• **DATA TO USE**:
--------------------
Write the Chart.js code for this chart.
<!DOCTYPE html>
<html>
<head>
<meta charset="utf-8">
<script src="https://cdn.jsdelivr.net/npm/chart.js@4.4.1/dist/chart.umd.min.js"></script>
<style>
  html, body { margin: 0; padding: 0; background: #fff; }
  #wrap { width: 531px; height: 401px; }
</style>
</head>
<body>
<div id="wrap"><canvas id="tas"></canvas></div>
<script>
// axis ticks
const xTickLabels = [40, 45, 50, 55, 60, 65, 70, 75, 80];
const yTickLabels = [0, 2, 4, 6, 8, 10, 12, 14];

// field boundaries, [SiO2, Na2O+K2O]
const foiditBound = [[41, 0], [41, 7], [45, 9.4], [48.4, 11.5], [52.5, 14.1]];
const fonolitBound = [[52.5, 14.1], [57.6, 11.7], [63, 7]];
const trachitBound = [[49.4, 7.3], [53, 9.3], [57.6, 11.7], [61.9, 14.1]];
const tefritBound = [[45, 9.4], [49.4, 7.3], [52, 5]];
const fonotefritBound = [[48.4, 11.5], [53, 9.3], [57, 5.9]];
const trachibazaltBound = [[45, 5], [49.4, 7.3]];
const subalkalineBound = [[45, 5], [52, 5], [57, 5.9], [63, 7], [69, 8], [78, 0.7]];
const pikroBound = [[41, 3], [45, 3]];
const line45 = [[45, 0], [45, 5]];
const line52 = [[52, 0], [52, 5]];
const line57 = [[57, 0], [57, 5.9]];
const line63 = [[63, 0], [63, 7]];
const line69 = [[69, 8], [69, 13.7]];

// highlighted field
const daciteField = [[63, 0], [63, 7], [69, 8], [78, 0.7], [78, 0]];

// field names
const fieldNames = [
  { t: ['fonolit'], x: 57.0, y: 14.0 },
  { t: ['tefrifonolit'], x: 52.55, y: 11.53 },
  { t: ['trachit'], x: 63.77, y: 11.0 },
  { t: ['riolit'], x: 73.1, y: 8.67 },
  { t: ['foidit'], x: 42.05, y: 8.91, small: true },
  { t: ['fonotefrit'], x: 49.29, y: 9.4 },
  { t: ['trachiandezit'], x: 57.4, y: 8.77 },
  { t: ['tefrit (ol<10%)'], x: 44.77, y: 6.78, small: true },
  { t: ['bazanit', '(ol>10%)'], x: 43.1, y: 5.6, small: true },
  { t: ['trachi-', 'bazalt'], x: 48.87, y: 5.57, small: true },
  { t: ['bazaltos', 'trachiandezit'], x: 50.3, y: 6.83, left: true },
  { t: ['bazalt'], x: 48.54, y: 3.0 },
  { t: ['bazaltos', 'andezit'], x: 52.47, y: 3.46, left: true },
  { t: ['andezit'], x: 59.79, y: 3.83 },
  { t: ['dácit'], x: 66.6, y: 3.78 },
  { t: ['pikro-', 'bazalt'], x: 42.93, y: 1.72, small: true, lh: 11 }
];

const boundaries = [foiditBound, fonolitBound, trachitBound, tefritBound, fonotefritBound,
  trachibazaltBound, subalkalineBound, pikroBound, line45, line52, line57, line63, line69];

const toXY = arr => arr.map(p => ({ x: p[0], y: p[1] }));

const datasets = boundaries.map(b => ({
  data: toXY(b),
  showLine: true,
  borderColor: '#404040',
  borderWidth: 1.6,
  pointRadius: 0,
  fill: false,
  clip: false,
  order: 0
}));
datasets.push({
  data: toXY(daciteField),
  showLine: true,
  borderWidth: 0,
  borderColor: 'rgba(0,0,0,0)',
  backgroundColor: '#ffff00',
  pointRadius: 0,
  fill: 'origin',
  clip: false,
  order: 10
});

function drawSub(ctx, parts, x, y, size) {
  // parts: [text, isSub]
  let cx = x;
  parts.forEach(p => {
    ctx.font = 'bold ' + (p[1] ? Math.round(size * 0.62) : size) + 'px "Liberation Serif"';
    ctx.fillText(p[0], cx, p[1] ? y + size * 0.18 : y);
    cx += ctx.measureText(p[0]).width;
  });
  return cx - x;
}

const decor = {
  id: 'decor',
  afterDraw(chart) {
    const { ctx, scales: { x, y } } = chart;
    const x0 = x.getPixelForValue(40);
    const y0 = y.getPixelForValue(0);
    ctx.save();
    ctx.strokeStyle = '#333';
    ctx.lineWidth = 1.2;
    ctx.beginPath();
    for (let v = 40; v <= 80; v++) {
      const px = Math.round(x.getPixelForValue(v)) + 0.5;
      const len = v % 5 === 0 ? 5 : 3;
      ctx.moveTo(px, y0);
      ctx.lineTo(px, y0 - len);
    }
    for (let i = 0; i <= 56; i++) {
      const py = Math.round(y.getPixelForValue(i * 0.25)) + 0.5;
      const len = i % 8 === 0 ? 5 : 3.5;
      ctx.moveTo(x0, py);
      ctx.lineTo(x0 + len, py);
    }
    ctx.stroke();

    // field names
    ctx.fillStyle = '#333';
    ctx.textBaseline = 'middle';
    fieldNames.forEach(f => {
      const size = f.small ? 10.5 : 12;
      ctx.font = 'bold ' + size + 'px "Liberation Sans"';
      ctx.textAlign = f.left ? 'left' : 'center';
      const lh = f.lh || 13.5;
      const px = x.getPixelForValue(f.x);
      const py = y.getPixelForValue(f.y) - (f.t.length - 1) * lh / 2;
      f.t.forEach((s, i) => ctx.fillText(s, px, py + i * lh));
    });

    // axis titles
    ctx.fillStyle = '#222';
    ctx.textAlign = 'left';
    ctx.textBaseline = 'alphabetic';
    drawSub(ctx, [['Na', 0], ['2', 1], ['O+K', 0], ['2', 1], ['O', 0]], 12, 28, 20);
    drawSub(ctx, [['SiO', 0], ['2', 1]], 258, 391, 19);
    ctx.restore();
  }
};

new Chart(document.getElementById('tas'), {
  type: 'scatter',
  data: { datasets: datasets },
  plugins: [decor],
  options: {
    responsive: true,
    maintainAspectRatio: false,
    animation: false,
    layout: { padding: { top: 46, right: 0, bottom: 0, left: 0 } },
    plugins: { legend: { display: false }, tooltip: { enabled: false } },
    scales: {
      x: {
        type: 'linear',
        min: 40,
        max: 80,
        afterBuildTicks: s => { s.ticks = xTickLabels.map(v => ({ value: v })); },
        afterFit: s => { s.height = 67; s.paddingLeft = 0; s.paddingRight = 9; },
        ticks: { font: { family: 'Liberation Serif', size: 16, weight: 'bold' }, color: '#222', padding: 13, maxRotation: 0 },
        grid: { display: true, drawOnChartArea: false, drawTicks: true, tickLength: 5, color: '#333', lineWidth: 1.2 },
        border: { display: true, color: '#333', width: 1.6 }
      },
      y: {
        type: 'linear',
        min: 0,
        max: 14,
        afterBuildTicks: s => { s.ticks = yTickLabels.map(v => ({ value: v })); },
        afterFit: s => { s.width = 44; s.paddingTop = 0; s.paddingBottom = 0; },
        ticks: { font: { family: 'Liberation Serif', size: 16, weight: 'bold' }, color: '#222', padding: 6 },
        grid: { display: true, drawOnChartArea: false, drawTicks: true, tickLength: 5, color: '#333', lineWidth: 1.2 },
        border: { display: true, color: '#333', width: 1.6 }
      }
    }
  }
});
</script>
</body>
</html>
--------------------
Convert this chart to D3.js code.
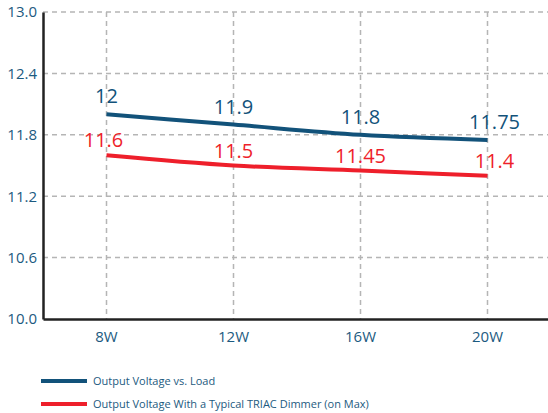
--------------------
• **EXERCISE DESCRIPTION**: All lines in the listing above from the line containing "Write the Chart.js code for this chart." to the line containing "const yTickLabels = [0, 2, 4, 6, 8, 10, 12, 14];", inclusive, should be retyped exactly; no other lines should appear.

• **THE RESULT**:
Write the Chart.js code for this chart.
<!DOCTYPE html>
<html>
<head>
<meta charset="utf-8">
<script src="https://cdn.jsdelivr.net/npm/chart.js@4.4.1/dist/chart.umd.min.js"></script>
<style>
  html, body { margin: 0; padding: 0; background: #fff; }
  #wrap { width: 531px; height: 401px; }
</style>
</head>
<body>
<div id="wrap"><canvas id="tas"></canvas></div>
<script>
// axis ticks
const xTickLabels = [40, 45, 50, 55, 60, 65, 70, 75, 80];
const yTickLabels = [0, 2, 4, 6, 8, 10, 12, 14];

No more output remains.